RECORD LIST>

---+---

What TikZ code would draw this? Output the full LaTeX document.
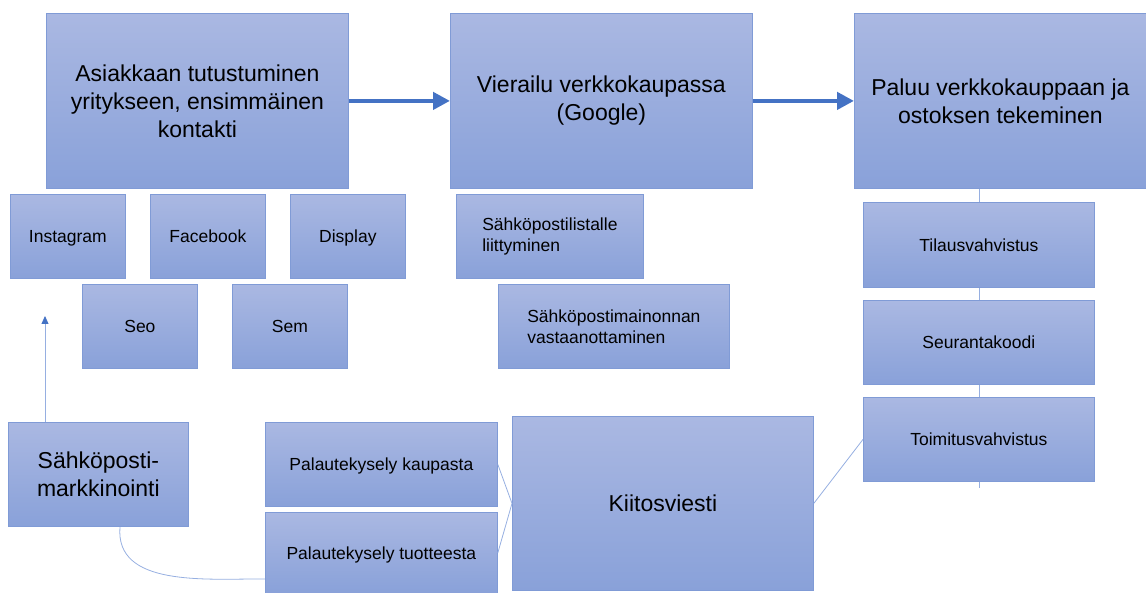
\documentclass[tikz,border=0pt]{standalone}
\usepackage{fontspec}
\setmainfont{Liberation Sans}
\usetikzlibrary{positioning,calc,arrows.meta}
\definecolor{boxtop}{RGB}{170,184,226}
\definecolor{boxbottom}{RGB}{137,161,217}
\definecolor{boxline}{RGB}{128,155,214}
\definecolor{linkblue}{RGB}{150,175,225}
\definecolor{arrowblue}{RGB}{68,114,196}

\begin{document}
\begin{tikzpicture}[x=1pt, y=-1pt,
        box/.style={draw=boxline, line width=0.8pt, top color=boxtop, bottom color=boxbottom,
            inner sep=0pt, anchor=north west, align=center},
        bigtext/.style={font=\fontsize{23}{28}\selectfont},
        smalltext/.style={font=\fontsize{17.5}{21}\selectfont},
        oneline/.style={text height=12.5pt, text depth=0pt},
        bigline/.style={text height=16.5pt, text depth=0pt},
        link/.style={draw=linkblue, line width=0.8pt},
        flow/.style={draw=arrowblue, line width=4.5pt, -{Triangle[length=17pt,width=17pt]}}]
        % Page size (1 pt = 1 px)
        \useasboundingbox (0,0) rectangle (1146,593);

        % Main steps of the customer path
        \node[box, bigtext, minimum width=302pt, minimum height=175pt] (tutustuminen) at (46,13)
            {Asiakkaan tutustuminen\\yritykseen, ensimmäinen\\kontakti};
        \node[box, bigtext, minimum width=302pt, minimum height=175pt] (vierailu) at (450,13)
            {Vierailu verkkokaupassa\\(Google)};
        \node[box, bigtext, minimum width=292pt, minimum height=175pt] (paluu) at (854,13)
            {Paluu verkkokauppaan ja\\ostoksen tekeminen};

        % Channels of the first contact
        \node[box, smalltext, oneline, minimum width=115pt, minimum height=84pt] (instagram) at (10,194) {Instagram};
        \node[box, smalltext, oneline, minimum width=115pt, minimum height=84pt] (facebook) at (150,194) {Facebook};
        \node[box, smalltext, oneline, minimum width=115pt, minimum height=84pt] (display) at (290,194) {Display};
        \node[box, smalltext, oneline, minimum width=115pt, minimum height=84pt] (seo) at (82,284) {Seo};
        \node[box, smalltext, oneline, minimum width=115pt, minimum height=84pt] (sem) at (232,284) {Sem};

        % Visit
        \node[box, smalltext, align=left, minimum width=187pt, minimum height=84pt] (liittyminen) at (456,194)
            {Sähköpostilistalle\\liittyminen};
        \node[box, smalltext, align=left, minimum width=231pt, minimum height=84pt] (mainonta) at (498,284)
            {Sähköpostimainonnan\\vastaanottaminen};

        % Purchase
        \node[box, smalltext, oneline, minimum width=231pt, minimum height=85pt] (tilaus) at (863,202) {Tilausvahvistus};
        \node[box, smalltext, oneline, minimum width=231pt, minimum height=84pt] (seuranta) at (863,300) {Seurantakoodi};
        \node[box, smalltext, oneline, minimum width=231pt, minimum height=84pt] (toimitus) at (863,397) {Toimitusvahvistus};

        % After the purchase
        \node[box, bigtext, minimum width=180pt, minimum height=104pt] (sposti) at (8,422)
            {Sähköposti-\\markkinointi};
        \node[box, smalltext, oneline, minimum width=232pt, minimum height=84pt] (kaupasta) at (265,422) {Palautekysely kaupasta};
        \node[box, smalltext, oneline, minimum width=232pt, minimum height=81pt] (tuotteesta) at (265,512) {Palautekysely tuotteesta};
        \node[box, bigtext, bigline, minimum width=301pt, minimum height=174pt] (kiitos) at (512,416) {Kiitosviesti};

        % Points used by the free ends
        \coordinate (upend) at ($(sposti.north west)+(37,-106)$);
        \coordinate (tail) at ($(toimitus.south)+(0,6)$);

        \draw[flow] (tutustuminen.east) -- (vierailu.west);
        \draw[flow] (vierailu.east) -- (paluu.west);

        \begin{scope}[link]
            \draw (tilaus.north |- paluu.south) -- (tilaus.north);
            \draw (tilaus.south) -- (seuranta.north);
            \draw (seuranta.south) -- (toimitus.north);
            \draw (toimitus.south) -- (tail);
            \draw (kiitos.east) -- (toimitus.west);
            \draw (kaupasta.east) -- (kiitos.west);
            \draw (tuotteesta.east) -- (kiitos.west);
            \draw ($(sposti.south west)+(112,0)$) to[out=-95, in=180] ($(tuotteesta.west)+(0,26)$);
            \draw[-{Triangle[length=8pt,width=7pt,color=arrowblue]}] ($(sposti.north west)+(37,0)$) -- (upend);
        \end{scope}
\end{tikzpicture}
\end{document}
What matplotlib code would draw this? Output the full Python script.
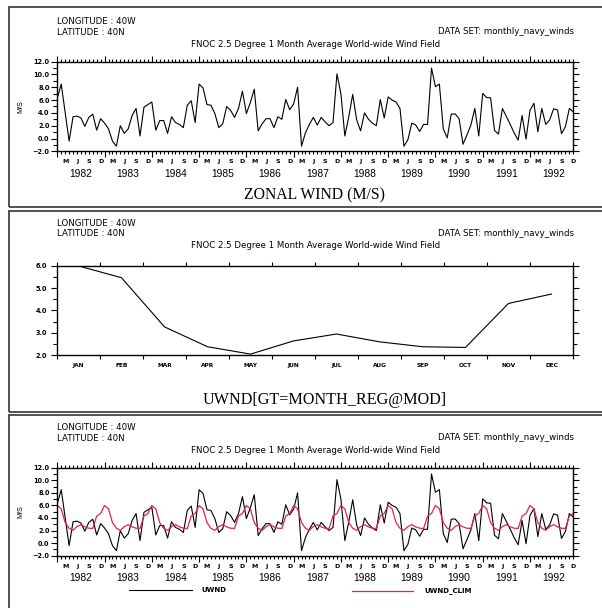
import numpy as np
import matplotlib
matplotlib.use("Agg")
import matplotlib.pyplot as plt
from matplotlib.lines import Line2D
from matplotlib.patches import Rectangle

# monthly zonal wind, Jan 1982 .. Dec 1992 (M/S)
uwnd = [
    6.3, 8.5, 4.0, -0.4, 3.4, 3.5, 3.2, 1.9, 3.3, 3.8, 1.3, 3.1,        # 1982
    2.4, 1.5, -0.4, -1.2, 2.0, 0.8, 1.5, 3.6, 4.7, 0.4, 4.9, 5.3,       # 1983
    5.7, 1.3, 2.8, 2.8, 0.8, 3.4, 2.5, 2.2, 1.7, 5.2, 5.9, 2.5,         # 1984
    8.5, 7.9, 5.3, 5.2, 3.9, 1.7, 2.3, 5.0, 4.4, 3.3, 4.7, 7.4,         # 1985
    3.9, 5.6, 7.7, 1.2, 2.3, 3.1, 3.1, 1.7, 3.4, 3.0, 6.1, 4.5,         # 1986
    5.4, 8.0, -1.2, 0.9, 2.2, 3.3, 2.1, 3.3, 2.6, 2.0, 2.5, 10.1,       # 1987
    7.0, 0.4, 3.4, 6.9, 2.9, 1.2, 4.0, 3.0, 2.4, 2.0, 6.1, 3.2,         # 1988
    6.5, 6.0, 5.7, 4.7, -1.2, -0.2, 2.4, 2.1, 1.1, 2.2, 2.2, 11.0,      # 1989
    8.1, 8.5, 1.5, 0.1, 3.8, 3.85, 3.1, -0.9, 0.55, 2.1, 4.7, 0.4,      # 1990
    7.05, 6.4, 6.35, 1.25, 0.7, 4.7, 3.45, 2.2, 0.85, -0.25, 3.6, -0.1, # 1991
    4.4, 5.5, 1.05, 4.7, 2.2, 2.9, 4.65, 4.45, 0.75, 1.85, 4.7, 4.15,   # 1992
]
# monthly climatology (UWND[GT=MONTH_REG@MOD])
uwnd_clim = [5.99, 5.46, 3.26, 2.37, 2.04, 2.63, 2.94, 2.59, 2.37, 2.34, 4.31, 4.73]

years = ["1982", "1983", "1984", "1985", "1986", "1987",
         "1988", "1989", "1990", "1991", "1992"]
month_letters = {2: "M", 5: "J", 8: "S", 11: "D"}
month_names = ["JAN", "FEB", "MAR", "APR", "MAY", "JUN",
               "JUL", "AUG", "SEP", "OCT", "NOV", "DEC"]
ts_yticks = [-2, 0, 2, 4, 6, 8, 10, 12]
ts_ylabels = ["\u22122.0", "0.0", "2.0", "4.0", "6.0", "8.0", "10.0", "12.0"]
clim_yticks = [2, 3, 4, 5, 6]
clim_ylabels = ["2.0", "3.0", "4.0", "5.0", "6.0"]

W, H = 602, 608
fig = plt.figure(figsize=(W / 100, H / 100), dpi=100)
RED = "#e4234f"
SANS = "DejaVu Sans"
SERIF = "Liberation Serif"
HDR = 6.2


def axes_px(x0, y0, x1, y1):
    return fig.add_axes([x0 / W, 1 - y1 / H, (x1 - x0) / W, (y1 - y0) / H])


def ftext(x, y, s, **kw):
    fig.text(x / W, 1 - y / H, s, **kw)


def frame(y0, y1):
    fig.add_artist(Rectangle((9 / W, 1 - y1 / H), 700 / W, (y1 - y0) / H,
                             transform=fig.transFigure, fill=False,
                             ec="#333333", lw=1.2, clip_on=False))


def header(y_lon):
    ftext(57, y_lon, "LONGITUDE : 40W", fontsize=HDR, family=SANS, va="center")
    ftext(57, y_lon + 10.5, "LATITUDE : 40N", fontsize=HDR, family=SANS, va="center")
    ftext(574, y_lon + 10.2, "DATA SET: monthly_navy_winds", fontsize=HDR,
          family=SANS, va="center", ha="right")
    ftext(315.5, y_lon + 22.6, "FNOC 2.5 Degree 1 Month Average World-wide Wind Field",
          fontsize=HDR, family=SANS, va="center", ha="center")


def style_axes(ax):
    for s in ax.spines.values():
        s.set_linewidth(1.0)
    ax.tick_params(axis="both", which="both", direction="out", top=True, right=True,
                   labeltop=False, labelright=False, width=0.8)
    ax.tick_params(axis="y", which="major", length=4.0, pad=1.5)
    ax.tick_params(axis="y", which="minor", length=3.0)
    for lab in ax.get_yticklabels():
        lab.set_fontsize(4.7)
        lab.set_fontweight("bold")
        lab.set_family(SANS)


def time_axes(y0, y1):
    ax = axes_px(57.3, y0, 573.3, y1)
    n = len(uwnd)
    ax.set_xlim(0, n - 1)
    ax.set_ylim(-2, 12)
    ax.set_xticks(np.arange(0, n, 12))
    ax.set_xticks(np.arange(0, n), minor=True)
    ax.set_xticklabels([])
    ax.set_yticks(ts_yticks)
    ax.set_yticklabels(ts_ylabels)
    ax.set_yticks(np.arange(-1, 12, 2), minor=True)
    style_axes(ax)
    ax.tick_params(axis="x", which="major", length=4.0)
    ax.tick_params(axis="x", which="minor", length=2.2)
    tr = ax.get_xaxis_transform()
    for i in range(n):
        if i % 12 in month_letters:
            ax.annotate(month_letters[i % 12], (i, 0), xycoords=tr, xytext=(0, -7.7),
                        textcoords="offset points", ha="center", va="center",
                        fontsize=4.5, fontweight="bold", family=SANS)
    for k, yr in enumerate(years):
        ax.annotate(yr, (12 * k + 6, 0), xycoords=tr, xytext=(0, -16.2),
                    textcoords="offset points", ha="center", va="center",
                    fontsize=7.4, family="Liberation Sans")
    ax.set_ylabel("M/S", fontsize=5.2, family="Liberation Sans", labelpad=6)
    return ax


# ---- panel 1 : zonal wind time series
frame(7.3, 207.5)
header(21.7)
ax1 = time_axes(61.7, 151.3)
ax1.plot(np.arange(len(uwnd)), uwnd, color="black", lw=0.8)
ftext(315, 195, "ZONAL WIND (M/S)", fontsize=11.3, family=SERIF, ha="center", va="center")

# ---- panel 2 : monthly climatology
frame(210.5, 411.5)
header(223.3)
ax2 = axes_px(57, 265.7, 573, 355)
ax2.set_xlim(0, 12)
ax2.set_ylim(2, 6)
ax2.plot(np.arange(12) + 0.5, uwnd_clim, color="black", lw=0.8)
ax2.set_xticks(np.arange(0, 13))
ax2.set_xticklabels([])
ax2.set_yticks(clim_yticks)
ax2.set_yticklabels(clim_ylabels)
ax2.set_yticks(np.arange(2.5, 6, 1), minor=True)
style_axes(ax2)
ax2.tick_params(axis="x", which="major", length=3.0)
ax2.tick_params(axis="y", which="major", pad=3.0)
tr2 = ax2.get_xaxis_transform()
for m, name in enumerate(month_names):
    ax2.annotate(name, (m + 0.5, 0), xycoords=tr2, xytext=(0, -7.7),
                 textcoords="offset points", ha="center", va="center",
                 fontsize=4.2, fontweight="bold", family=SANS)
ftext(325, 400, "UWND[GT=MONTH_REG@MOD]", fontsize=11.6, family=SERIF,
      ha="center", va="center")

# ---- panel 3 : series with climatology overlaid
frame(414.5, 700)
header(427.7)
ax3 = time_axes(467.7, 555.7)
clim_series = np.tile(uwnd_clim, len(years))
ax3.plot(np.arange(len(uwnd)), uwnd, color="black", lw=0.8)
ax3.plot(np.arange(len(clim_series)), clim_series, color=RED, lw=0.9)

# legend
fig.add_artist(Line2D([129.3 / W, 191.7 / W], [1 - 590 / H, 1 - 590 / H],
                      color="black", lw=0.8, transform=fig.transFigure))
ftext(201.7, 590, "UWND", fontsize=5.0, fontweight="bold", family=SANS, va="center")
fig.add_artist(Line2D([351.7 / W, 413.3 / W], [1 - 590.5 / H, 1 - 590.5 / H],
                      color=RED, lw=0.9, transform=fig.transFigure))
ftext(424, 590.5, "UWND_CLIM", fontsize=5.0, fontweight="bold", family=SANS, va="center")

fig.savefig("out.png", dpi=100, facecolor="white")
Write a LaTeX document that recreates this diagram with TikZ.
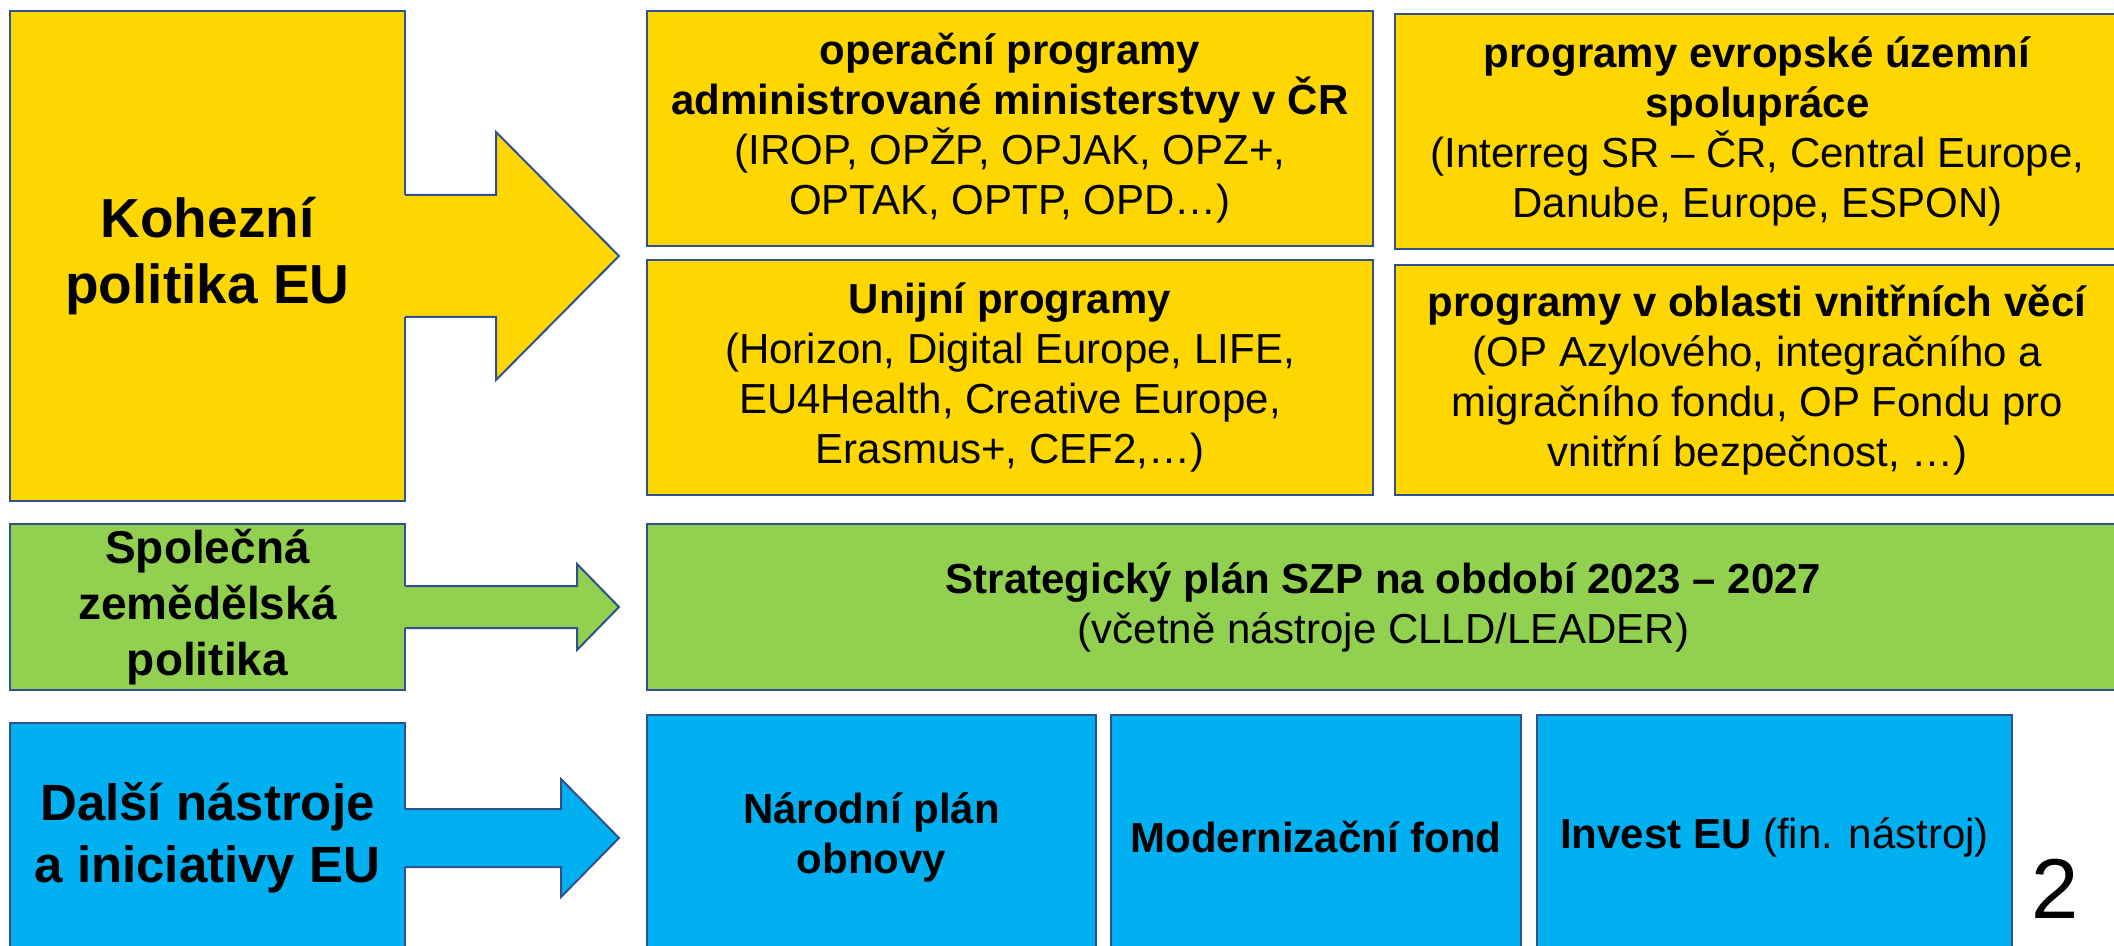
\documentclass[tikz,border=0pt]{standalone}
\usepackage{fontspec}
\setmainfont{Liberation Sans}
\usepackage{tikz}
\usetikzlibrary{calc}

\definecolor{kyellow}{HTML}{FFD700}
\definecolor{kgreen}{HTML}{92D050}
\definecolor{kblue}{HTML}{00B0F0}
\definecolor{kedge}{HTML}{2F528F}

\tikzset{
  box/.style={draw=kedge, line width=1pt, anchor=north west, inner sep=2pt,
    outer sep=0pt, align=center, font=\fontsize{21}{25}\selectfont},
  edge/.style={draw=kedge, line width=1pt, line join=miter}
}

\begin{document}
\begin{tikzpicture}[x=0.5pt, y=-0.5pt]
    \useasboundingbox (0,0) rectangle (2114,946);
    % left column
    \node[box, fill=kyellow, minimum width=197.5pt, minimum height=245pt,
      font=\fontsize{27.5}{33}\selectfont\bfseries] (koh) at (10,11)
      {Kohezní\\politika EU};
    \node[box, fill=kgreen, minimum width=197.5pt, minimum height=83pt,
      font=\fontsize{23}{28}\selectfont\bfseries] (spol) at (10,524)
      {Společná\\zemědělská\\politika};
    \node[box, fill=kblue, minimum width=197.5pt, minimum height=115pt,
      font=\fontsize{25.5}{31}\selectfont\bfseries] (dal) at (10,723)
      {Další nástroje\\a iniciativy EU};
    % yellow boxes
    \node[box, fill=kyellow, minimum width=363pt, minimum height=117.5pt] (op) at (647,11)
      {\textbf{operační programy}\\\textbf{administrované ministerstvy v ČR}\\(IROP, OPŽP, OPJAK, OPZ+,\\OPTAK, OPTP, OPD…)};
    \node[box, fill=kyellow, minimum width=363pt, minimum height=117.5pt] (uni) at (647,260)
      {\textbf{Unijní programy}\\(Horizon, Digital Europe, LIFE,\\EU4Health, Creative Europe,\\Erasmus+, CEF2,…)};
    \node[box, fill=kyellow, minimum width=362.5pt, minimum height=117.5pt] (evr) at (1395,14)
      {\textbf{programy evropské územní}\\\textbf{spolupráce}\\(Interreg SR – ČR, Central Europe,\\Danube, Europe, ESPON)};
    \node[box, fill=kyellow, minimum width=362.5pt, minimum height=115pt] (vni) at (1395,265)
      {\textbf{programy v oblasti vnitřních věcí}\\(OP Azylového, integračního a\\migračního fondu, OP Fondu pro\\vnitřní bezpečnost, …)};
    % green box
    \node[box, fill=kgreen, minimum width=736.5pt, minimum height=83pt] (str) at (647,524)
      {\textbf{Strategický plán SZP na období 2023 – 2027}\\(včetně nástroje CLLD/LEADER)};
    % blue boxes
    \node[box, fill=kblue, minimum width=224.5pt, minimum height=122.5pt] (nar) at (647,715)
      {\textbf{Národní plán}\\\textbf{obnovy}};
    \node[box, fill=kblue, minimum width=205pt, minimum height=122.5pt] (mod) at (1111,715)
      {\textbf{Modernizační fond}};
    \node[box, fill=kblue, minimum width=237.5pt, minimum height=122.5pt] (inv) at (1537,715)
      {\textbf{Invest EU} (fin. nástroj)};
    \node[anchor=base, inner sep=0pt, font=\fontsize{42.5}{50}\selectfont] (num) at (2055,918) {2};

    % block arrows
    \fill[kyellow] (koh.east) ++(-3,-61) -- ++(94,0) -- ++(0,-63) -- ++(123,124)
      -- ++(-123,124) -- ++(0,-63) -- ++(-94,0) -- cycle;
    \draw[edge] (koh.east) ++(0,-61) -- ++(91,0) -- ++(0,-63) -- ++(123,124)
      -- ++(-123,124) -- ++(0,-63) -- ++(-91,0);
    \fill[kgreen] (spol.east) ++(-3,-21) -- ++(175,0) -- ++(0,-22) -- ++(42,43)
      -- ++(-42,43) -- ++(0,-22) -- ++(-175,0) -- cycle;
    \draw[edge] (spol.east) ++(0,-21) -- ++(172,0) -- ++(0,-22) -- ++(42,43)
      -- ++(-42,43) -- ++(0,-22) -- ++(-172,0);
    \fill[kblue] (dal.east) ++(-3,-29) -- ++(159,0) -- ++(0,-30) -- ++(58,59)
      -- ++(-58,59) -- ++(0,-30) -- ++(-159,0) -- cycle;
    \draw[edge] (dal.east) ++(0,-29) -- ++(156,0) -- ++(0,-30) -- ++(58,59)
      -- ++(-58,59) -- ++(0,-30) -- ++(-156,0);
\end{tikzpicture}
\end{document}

---+---

TASK INSTRUCTIONS> Pictures stay out: repeat exactly only the lines from the one with "What matplotlib code" through the one with "from matplotlib.patches import Rectangle".

SOLUTION>
What matplotlib code would draw this? Output the full Python script.
import numpy as np
import matplotlib
matplotlib.use("Agg")
import matplotlib.pyplot as plt
from matplotlib.lines import Line2D
from matplotlib.patches import Rectangle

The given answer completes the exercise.